Liquid-phase synthesis of mercaptans and sulfides in the reaction of hydrogen sulfide with alkylene oxide: Estimating catalyst efficiency

Abstract

A method for the synthesis of β-hydroxypropyl mercaptans and β-hydroxyalkyl sulfides based on the reaction of liquefied hydrogen sulfide with alkylene oxides is proposed. Our technique allows (1) the use of the maximum possible concentration of hydrogen sulfide in the reaction mixture, (2) the process to be performed within a broad range of temperatures, (3) the use of various catalytic additives, and (4) requires no solvent. Kinetic dependencies of the reaction of hydrogen sulfide with alkylene oxides, particularly propylene oxide, are investigated under conditions that allow the reaction components to exist in the liquefied state. In the case of propylene oxide, an excess in the reaction mixture of two consecutive macroscopic stages is observed: the first macro stage includes the formation of 2-hydroxypropane-1-thiol followed by formation of 1,1′-di(2-hydroxypropane) sulfide at the second stage. Staging the accumulation of mercaptan and sulfide allows us to control the process, directing the reaction toward the quantitative production of either mercaptan or sulfide under certain conditions. For example, the use of an excessive amount of hydrogen sulfide results primarily in the formation of 2-hydroxypropane-1-thiol. In addition, the activity of 14 homogenous and heterogeneous catalysts, including activated carbon, ion-exchange resins, metal oxides, water, and triethylamine, is studied.
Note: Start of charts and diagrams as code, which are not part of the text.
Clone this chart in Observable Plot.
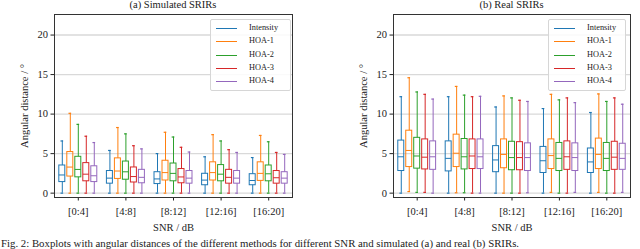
<!DOCTYPE html>
<html>
<head>
<meta charset="utf-8">
<script src="https://cdn.jsdelivr.net/npm/d3@7"></script>
<script src="https://cdn.jsdelivr.net/npm/@observablehq/plot@0.6"></script>
<style>
  html, body { margin: 0; padding: 0; background: #fff; }
  #fig { position: relative; width: 640px; height: 249px; overflow: hidden; font-family: "Liberation Serif", "DejaVu Serif", serif; color: #222; }
  .panel { position: absolute; top: 0; }
  .title { position: absolute; top: -1px; font-size: 10.5px; white-space: nowrap; transform: translateX(-50%); }
  .legend { position: absolute; border: 1px solid #d6d6d6; border-radius: 2px; background: rgba(255,255,255,0.85); font-size: 8.3px; }
  .legend .row { position: absolute; left: 0; height: 13px; width: 100%; }
  .legend .sw { position: absolute; top: 6px; height: 0; border-top: 1.2px solid; }
  .legend .lab { position: absolute; top: 1px; }
  .caption { position: absolute; left: 1px; top: 238px; font-size: 10.8px; line-height: 11px; white-space: nowrap; }
</style>
</head>
<body>
<div id="fig"></div>
<script>
const groups = ["[0:4]", "[4:8]", "[8:12]", "[12:16]", "[16:20]"];
const methods = ["Intensity", "HOA-1", "HOA-2", "HOA-3", "HOA-4"];
const colors = ["#1f77b4", "#ff7f0e", "#2ca02c", "#d62728", "#9467bd"];
const yTicks = [0, 5, 10, 15, 20];
const panelTitles = ["(a) Simulated SRIRs", "(b) Real SRIRs"];

// Simulated SRIRs: rows = methods, columns = SNR groups
const simLo = [[0,0,0,0,0],[0,0,0,0,0],[0,0,0,0,0],[0,0,0,0,0],[0,0,0,0,0]];
const simQ1 = [[1.4,1.2,1.15,1.0,1.0],[2.1,1.8,1.6,1.6,1.55],[2.0,1.7,1.5,1.5,1.5],[1.5,1.35,1.25,1.2,1.2],[1.4,1.25,1.2,1.2,1.2]];
const simMed = [[2.3,1.9,1.8,1.65,1.6],[3.3,2.8,2.6,2.6,2.5],[3.0,2.7,2.5,2.4,2.45],[2.4,2.1,2.05,2.0,1.95],[2.2,2.0,1.9,1.9,1.9]];
const simQ3 = [[3.5,2.8,2.65,2.45,2.4],[5.2,4.4,4.1,3.9,3.9],[4.6,4.0,3.75,3.55,3.5],[3.8,3.25,3.05,2.95,2.8],[3.4,2.95,2.8,2.8,2.65]];
const simHi = [[6.6,5.4,5.0,4.6,4.5],[10.1,8.3,7.7,7.4,7.3],[8.7,7.5,7.1,6.6,6.5],[7.2,6.0,5.8,5.5,5.15],[6.4,5.6,5.2,5.15,4.9]];

// Real SRIRs
const realLo = [[0,0,0,0,0],[0.2,0.05,0,0.1,0.1],[0.1,0.05,0,0,0],[0.1,0,0,0,0],[0,0,0.05,0.1,0.1]];
const realQ1 = [[2.8,2.75,2.65,2.55,2.55],[3.3,3.3,3.15,3.05,3.05],[3.1,3.0,2.9,2.8,2.8],[3.0,3.05,2.9,2.95,2.95],[2.95,3.05,2.8,2.8,2.95]];
const realMed = [[4.6,4.4,4.2,4.1,3.95],[5.4,5.05,4.9,4.75,4.9],[4.7,4.6,4.5,4.4,4.4],[4.55,4.7,4.5,4.6,4.55],[4.6,4.6,4.5,4.5,4.4]];
const realQ3 = [[6.65,6.55,5.95,5.85,5.65],[7.9,7.4,6.8,6.8,6.9],[7.0,6.85,6.5,6.35,6.35],[6.8,6.8,6.45,6.55,6.5],[6.55,6.8,6.3,6.3,6.25]];
const realHi = [[12.2,12.2,10.9,10.7,10.2],[14.6,13.5,12.3,12.5,12.55],[12.8,12.4,12.05,11.8,11.6],[12.5,12.2,11.75,12.05,12.05],[11.9,12.25,11.6,11.45,11.25]];

const captionText = "Fig. 2: Boxplots with angular distances of the different methods for different SNR and simulated (a) and real (b) SRIRs.";

// layout (in x-scale units: one SNR group = 1)
const boxStep = 0.168, boxHalf = 0.063, capHalf = 0.028;

function rowsFor(lo, q1, med, q3, hi) {
  const rows = [];
  methods.forEach((m, mi) => groups.forEach((g, gi) => {
    rows.push({method: m, group: g, x: gi + (mi - 2) * boxStep,
      lo: lo[mi][gi], q1: q1[mi][gi], med: med[mi][gi], q3: q3[mi][gi], hi: hi[mi][gi]});
  }));
  return rows;
}

function panel(rows, ml, mr) {
  return Plot.plot({
    width: 320, height: 249,
    marginLeft: ml, marginRight: mr, marginTop: 14, marginBottom: 52,
    style: {fontFamily: '"Liberation Serif", "DejaVu Serif", serif', fontSize: "10.5px", color: "#222", background: "transparent"},
    x: {type: "linear", domain: [-0.5, 4.5], ticks: [0, 1, 2, 3, 4], tickFormat: i => groups[i], tickSize: 3.5, tickPadding: 7,
        label: "SNR / dB", labelAnchor: "center", labelOffset: 33, labelArrow: "none"},
    y: {domain: [-0.55, 22.6], ticks: yTicks, tickSize: 3.5, tickPadding: 3,
        label: "Angular distance / °", labelAnchor: "center", labelOffset: 34, labelArrow: "none"},
    color: {domain: methods, range: colors},
    marks: [
      Plot.ruleY(yTicks, {stroke: "#d9d9d9", strokeWidth: 1.4}),
      Plot.ruleX(rows, {x: "x", y1: "lo", y2: "q1", stroke: "method", strokeWidth: 1}),
      Plot.ruleX(rows, {x: "x", y1: "q3", y2: "hi", stroke: "method", strokeWidth: 1}),
      Plot.rect(rows, {x1: d => d.x - boxHalf, x2: d => d.x + boxHalf, y1: "q1", y2: "q3", stroke: "method", fill: "none", strokeWidth: 1}),
      Plot.ruleY(rows, {y: "med", x1: d => d.x - boxHalf, x2: d => d.x + boxHalf, stroke: "method", strokeWidth: 1}),
      Plot.ruleY(rows, {y: "lo", x1: d => d.x - capHalf, x2: d => d.x + capHalf, stroke: "method", strokeWidth: 1.2}),
      Plot.ruleY(rows, {y: "hi", x1: d => d.x - capHalf, x2: d => d.x + capHalf, stroke: "method", strokeWidth: 1.2}),
      Plot.frame({stroke: "#333", strokeWidth: 1})
    ]
  });
}

const fig = document.getElementById("fig");
const specs = [
  {rows: rowsFor(simLo, simQ1, simMed, simQ3, simHi), left: 0, ml: 54, mr: 28, legend: {x: 210, w: 79, sw: 5, lab: 38}},
  {rows: rowsFor(realLo, realQ1, realMed, realQ3, realHi), left: 320, ml: 73, mr: 10, legend: {x: 548, w: 76, sw: 5, lab: 38}}
];
specs.forEach((s, i) => {
  const wrap = document.createElement("div");
  wrap.className = "panel";
  wrap.style.left = s.left + "px";
  wrap.appendChild(panel(s.rows, s.ml, s.mr));
  fig.appendChild(wrap);

  const t = document.createElement("div");
  t.className = "title";
  t.textContent = panelTitles[i];
  t.style.left = (s.left + s.ml + (320 - s.ml - s.mr) / 2) + "px";
  fig.appendChild(t);

  const lg = document.createElement("div");
  lg.className = "legend";
  lg.style.left = s.legend.x + "px";
  lg.style.top = "19px";
  lg.style.width = s.legend.w + "px";
  lg.style.height = "70px";
  methods.forEach((m, mi) => {
    const r = document.createElement("div");
    r.className = "row";
    r.style.top = (2 + mi * 13.25) + "px";
    const sw = document.createElement("div");
    sw.className = "sw";
    sw.style.left = s.legend.sw + "px";
    sw.style.width = "21px";
    sw.style.borderTopColor = colors[mi];
    const lab = document.createElement("div");
    lab.className = "lab";
    lab.style.left = s.legend.lab + "px";
    lab.textContent = m;
    r.appendChild(sw); r.appendChild(lab);
    lg.appendChild(r);
  });
  fig.appendChild(lg);
});

const cap = document.createElement("div");
cap.className = "caption";
cap.textContent = captionText;
fig.appendChild(cap);
</script>
</body>
</html>
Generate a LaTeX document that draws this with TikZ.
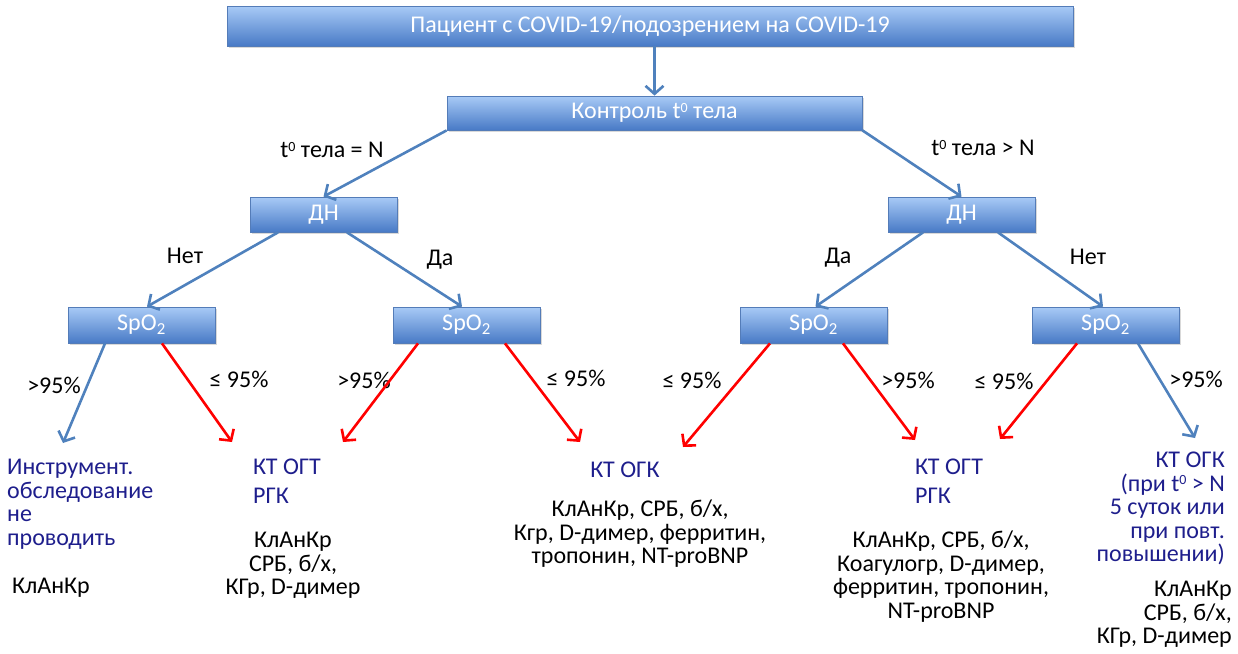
\documentclass[tikz,border=0pt]{standalone}
\usepackage{fontspec}
\setmainfont{Carlito}
\usetikzlibrary{shapes,arrows.meta,shadows}
\definecolor{boxtop}{RGB}{168,202,246}
\definecolor{boxbot}{RGB}{72,122,198}
\definecolor{boxline}{RGB}{84,124,184}
\definecolor{lineblue}{RGB}{79,129,189}
\definecolor{txtblue}{RGB}{30,30,140}
\def\Zero{\raisebox{6.5pt}{\fontsize{14}{14}\selectfont 0}}
\def\Tt{t\Zero{} тела}
\def\Sp{SpO\textsubscript{2}}

\begin{document}
\begin{tikzpicture}[x=1pt,y=-1pt,% one unit = one pixel, y runs downwards
      every node/.style={
        font=\fontsize{24}{23.5}\selectfont,
        inner sep=0pt
      },
      box/.style={% blue bar with white text
        rectangle,draw=boxline,line width=0.8pt,
        top color=boxtop,bottom color=boxbot,text=white,
        drop shadow={shadow xshift=1.5pt,shadow yshift=-2pt,opacity=.3}
      },
      dnbox/.style={box,minimum width=147pt,minimum height=35pt},
      spbox/.style={box,minimum width=147pt,minimum height=36pt},
      res/.style={text=txtblue},
      >={Straight Barb[length=8pt,width=18pt]},
      every edge/.style={draw,line width=2.6pt,lineblue}
    ]
    \useasboundingbox (0,0) rectangle (1238,653);
    % boxes
    \node[box,minimum width=846pt,minimum height=40pt](pat) at (650,26){Пациент с COVID-19/подозрением на COVID-19};
    \node[box,minimum width=415pt,minimum height=34pt](ctrl) at (654.5,113){Контроль \Tt};
    \node[dnbox](dnL) at (323.5,214.5){ДН};
    \node[dnbox](dnR) at (961.5,214.5){ДН};
    \node[spbox](sp1) at (141.5,325){\Sp};
    \node[spbox](sp2) at (466.5,325){\Sp};
    \node[spbox](sp3) at (813.5,325){\Sp};
    \node[spbox](sp4) at (1105.5,325){\Sp};
    % free arrow ends
    \coordinate (e11) at (63,443);
    \coordinate (e12) at (232,442);
    \coordinate (e21) at (343,442);
    \coordinate (e22) at (580,442);
    \coordinate (e31) at (683,447);
    \coordinate (e32) at (915,440);
    \coordinate (e41) at (1000,439);
    \coordinate (e42) at (1195,438);
    % edge labels
    \node(tN) at (332,150){\Tt{} = N};
    \node(tG) at (983,148){\Tt{} > N};
    \node(noL) at (185,256){Нет};
    \node(yesL) at (440,260){Да};
    \node(yesR) at (838,258){Да};
    \node(noR) at (1088,257){Нет};
    \node(p11) at (54,385){>95\%};
    \node(p12) at (239,379){≤ 95\%};
    \node(p21) at (364,380){>95\%};
    \node(p22) at (576,378){≤ 95\%};
    \node(p31) at (692,380){≤ 95\%};
    \node(p32) at (908,380){>95\%};
    \node(p41) at (1004,381){≤ 95\%};
    \node(p42) at (1196,379){>95\%};
    % results
    \node[res,anchor=north west,align=left](resA) at (7,459){Инструмент.\\обследование\\не\\проводить};
    \node[anchor=north west](labA) at (12,578){КлАнКр};
    \node[res,anchor=north west,align=left](resB) at (253,459){КТ ОГТ\\[5pt]РГК};
    \node[anchor=north,align=center](labB) at (293,532){КлАнКр\\СРБ, б/х,\\КГр, D-димер};
    \node[res,anchor=north](resC) at (625,462){КТ ОГК};
    \node[anchor=north,align=center](labC) at (640,500){КлАнКр, СРБ, б/х,\\Кгр, D-димер, ферритин,\\тропонин, NT-proBNP};
    \node[res,anchor=north west,align=left](resD) at (915,459){КТ ОГТ\\[5pt]РГК};
    \node[anchor=north,align=center](labD) at (941,531){КлАнКр, СРБ, б/х,\\Коагулогр, D-димер,\\ферритин, тропонин,\\NT-proBNP};
    \node[res,anchor=north east,align=right](resE) at (1225,452){КТ ОГК\\(при t\Zero{} > N\\5 суток или\\при повт.\\повышении)};
    \node[anchor=north east,align=right](labE) at (1232,581){КлАнКр\\СРБ, б/х,\\КГр, D-димер};
    \path[->]
    (pat.south -| ctrl.north)edge (ctrl.north)
    (ctrl.south west)edge (dnL.north)
    (ctrl.south east)edge (dnR.north)
    ([xshift=-45.5pt]dnL.south)edge ([xshift=5.5pt]sp1.north)
    ([xshift=23.5pt]dnL.south)edge ([xshift=-4.5pt]sp2.north)
    ([xshift=-38.5pt]dnR.south)edge ([xshift=2pt]sp3.north)
    ([xshift=36.5pt]dnR.south)edge ([xshift=-2.5pt]sp4.north)
    ([xshift=-36.5pt]sp1.south)edge (e11)
    ([xshift=20.5pt]sp1.south)edge [red] (e12)
    ([xshift=-48.5pt]sp2.south)edge [red] (e21)
    ([xshift=38.5pt]sp2.south)edge [red] (e22)
    ([xshift=-43.5pt]sp3.south)edge [red] (e31)
    ([xshift=29.5pt]sp3.south)edge [red] (e32)
    ([xshift=-28.5pt]sp4.south)edge [red] (e41)
    ([xshift=32.5pt]sp4.south)edge (e42)
    ;
  \end{tikzpicture}
\end{document}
A principle for evaluating the efficiency of catalytic additives based on our mathematical model of the process is proposed. Triethylamine is found to be the most efficient catalyst, raising the reaction rate by a factor of more than 100; i.e., the reaction time without the catalyst was ∼50 h, while in the presence of small amounts of triethylamine, the reaction ceased within a few minutes.